Elon Musk pushed his chips all-in in his faceoff with Twitter, sending the social media giant an unsolicited takeover offer to buy its remaining outstanding shares for $43 billion.
Musk said that the reason for the takeover attempt was to “unlock” Twitter’s potential to be “the platform for free speech around the globe” in a regulatory filing with the SEC.
In a letter addressed to Twitter Chairman Bret Taylor, Musk wrote that “since making my investment I now realize the company will neither thrive nor serve this societal imperative in its current form.”
And if the deal or something like it succeeds, it could leave one of the largest employers in San Francisco in a tenuous spot.
Musk said that he is seeking to acquire the company and take it private because of a lack of confidence in current management and an inability to drive changes he considers necessary in the public market. He wrote that if his offer is not accepted, he would reconsider his position as a company shareholder.
Musk revealed this week that he had become the company’s largest individual shareholder, owning roughly 9.1% of the company. In response, Twitter leadership invited Musk to join the company’s board. The billionaire rejected that offer, which came with the condition that he would not increase his ownership stake to more than 14.9% while serving in the role.
The $54.20 purchase price he offered for the company’s outstanding shares was a 38% premium over the company’s closing share price on April 1—an enticing offer in the eyes of some Wall Street analysts.
It remains to be seen whether any such detail will materialize: During an appearance at the TED 2022 conference in Vancouver on Thursday, Musk said he’s “not sure” if he will actually be able to buy Twitter and hinted at a “Plan B” if his offer is turned down.

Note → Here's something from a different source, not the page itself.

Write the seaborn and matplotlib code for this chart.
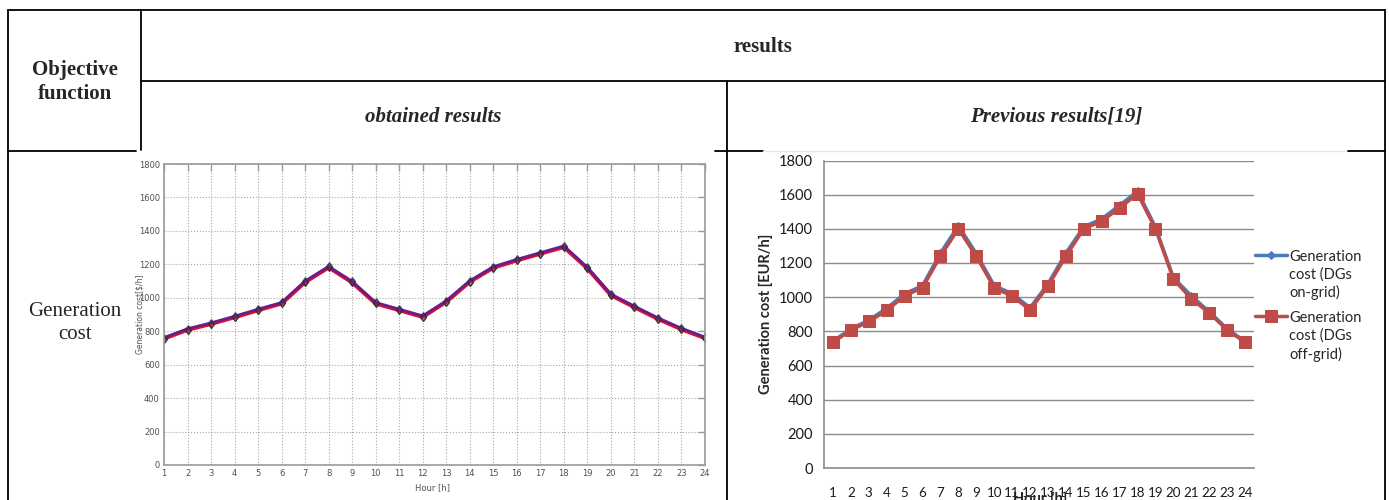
import numpy as np
import pandas as pd
import seaborn as sns
import matplotlib.pyplot as plt
from matplotlib.lines import Line2D

# hours of the day
hours = list(range(1, 25))

# obtained results (left chart), $/h
left_ongrid = [762, 815, 850, 890, 932, 972, 1100, 1188, 1098, 972, 932, 892, 982, 1102, 1186, 1230, 1270, 1310, 1182, 1022, 950, 880, 818, 765]
left_offgrid = [756, 809, 844, 884, 926, 966, 1094, 1182, 1092, 966, 926, 886, 976, 1096, 1180, 1224, 1264, 1304, 1176, 1016, 944, 874, 812, 759]

# previous results [19] (right chart), EUR/h
right_ongrid = [742, 815, 865, 935, 1020, 1068, 1258, 1418, 1255, 1068, 1020, 938, 1078, 1258, 1412, 1458, 1538, 1620, 1410, 1115, 1008, 915, 815, 740]
right_offgrid = [736, 806, 858, 922, 1008, 1056, 1240, 1400, 1240, 1055, 1006, 926, 1064, 1240, 1400, 1445, 1522, 1606, 1400, 1107, 990, 908, 808, 736]

y_ticks = list(range(0, 1801, 200))
legend_labels = ['Generation\ncost (DGs\non-grid)', 'Generation\ncost (DGs\noff-grid)']

W, H = 1389, 500
sns.set_style('white')
plt.rcParams['font.family'] = ['DejaVu Sans']

fig = plt.figure(figsize=(W / 100, H / 100), dpi=100)


def fx(x):
    return x / W


def fy(y):
    return 1 - y / H


def hline(x0, x1, y, color='black', lw=1.3):
    fig.add_artist(Line2D([fx(x0), fx(x1)], [fy(y), fy(y)], transform=fig.transFigure, color=color, lw=lw))


def vline(x, y0, y1, color='black', lw=1.3):
    fig.add_artist(Line2D([fx(x), fx(x)], [fy(y0), fy(y1)], transform=fig.transFigure, color=color, lw=lw))


# table grid
hline(8, 1385, 10)
vline(8, 10, 500)
vline(1385, 10, 500)
vline(141, 10, 150)
hline(141, 1385, 81)
vline(727, 81, 500)
hline(8, 136, 151)
hline(715, 763, 151)
hline(763, 1348, 151, color='#e6e6e6', lw=1)
hline(1348, 1385, 151)

serif = ['Liberation Serif', 'DejaVu Serif']
fig.text(fx(75), fy(82), 'Objective\nfunction', ha='center', va='center', fontsize=15,
         fontweight='bold', family=serif, linespacing=1.3)
fig.text(fx(763), fy(47), 'results', ha='center', va='center', fontsize=15, fontweight='bold', family=serif)
fig.text(fx(433), fy(117), 'obtained results', ha='center', va='center', fontsize=15,
         fontweight='bold', style='italic', family=serif)
fig.text(fx(1056), fy(117), 'Previous results[19]', ha='center', va='center', fontsize=15,
         fontweight='bold', style='italic', family=serif)
fig.text(fx(75), fy(323), 'Generation\ncost', ha='center', va='center', fontsize=15,
         family=serif, linespacing=1.3)

# ---- left chart (obtained results) ----
axl = fig.add_axes([fx(164), fy(465), fx(705) - fx(164), fy(164) - fy(465)])
small = ['Liberation Sans Narrow', 'DejaVu Sans']
sns.lineplot(x=hours, y=left_offgrid, ax=axl, color='#e0102a', lw=3, marker='d', ms=4.5,
             mfc='none', mec='#333333', mew=0.9)
sns.lineplot(x=hours, y=left_ongrid, ax=axl, color='#3020c0', lw=2, alpha=0.65, marker='d', ms=4.5,
             mfc='none', mec='#333333', mew=0.9)
axl.set_xlim(1, 24)
axl.set_ylim(0, 1800)
axl.set_xticks(hours)
axl.set_yticks(y_ticks)
axl.grid(True, linestyle=':', color='#a8a8a8', lw=0.8)
for s in axl.spines.values():
    s.set_color('#9a9a9a')
    s.set_linewidth(1.2)
axl.tick_params(direction='in', top=True, right=True, length=5, width=1, color='#9a9a9a',
                labelsize=6, labelcolor='#505050', pad=3)
for t in axl.get_xticklabels() + axl.get_yticklabels():
    t.set_family(small)
axl.set_xlabel('Hour [h]', fontsize=6, color='#505050', family=small)
axl.set_ylabel('Generation cost[$/h]', fontsize=5.5, color='#505050', family=small)
axl.xaxis.set_label_coords(0.497, -0.06)
axl.yaxis.set_label_coords(-0.036, 0.5)

# ---- right chart (previous results) ----
axr = fig.add_axes([fx(824), fy(468), fx(1254) - fx(824), fy(160.5) - fy(468)])
blue, red = '#4a7ebb', '#be4b48'
sns.lineplot(x=hours, y=right_ongrid, ax=axr, color=blue, lw=2.5, marker='D', ms=4.5,
             mec=blue, label=legend_labels[0])
sns.lineplot(x=hours, y=right_offgrid, ax=axr, color=red, lw=2.5, marker='s', ms=9,
             mec=red, label=legend_labels[1])
axr.set_xlim(0.5, 24.5)
axr.set_ylim(0, 1800)
axr.set_xticks(hours)
axr.set_xticks(np.arange(0.5, 25, 1), minor=True)
axr.set_yticks(y_ticks)
axr.grid(True, axis='y', color='#8c8c8c', lw=1)
axr.grid(False, axis='x')
for side in ['top', 'right']:
    axr.spines[side].set_visible(False)
for side in ['left', 'bottom']:
    axr.spines[side].set_color('#8c8c8c')
    axr.spines[side].set_linewidth(1.2)
cal = ['Lato', 'DejaVu Sans']
axr.tick_params(axis='x', which='major', length=0, pad=14, labelsize=9.6, labelcolor='#1a1a1a')
axr.tick_params(axis='x', which='minor', length=5, width=1, color='#8c8c8c', direction='out')
axr.tick_params(axis='y', length=4, width=1, color='#8c8c8c', direction='out', pad=4,
                labelsize=10.5, labelcolor='#1a1a1a')
for t in axr.get_xticklabels() + axr.get_yticklabels():
    t.set_family(cal)
axr.set_xlabel('Hour [h]', fontsize=10.5, fontweight='bold', family=cal)
axr.set_ylabel('Generation cost [EUR/h]', fontsize=10.5, fontweight='bold', family=cal)
axr.xaxis.set_label_coords(0.502, -0.078)
axr.yaxis.set_label_coords(-0.118, 0.5)

leg = axr.legend(loc='upper left', bbox_to_anchor=(fx(1255), fy(250)), bbox_transform=fig.transFigure,
                 frameon=False, fontsize=10.5, handlelength=2.2, handletextpad=0.15,
                 borderpad=0, borderaxespad=0, labelspacing=0.75)
for t in leg.get_texts():
    t.set_family(cal)
    t.set_linespacing(1.3)
# put each legend marker level with the first line of its label
for col in leg._legend_handle_box.get_children():
    for item in col.get_children():
        item.align = 'top'

fig.savefig('out.png', dpi=100)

Nonetheless, Musk’s effort to take the company private under his ownership could pose serious implications for Twitter’s presence in San Francisco, where it was founded back in 2006.
The social media company was the subject of a controversial tax break under late Mayor Ed Lee that relieved its payroll tax burden as part of a decision to set up its headquarters in the Mid-Market neighborhood, where it still sits—albeit mostly unused during the pandemic.
Twitter currently leases around 700,000 square feet of headquarters space at 1355 Market St., but announced a permanent remote working policy allowing employees to work where they choose in a “distributed working” model.
The company is one of the largest tech employers in the city, employing an estimated 2,000 employees in San Francisco, according to research from the San Francisco Business Times. Its departure would be a major blow to the city’s status as a global tech hub.
In a since-deleted tweet, Musk posed a poll question to his followers that suggested converting the company’s San Francisco headquarters into a homeless shelter. The post prompted a response by Amazon founder and chairman Jeff Bezos, who posted about the homeless shelter attached to Amazon’s own Seattle headquarters.
Musk, a longtime California resident who relocated to Texas in 2020, jabbed the region on his way out by stating at a public forum that “the Bay Area has too much influence on the world, in my opinion.”
The decision to move his residence to the Lone Star state was followed by a relocation of electric car maker Tesla’s headquarters from Palo Alto to Austin. SpaceX, the other company that Musk leads as CEO, still has its headquarters in Hawthorne in Southern California. Musk has an estimated net worth of $265 billion, mostly tied up in stock.
It’s unclear if Musk would be able to drum up the financing necessary for the takeover, but he has enlisted Morgan Stanley as an advisor. Twitter has enlisted Goldman Sachs to help review the offer and advise the company’s management on its next moves.
Musk is a prolific tweeter, with some 81.7 million followers on the site. However, his activities on the platform have frequently raised the ire of regulators and critics.
Musk was unsuccessfully sued for defamation after he called a British cave explorer a “pedo guy” in a 2018 tweet. In another instance, the SEC accused Musk of securities fraud after he posted that he had “funding secured” for a deal to take Tesla private at $420 per share.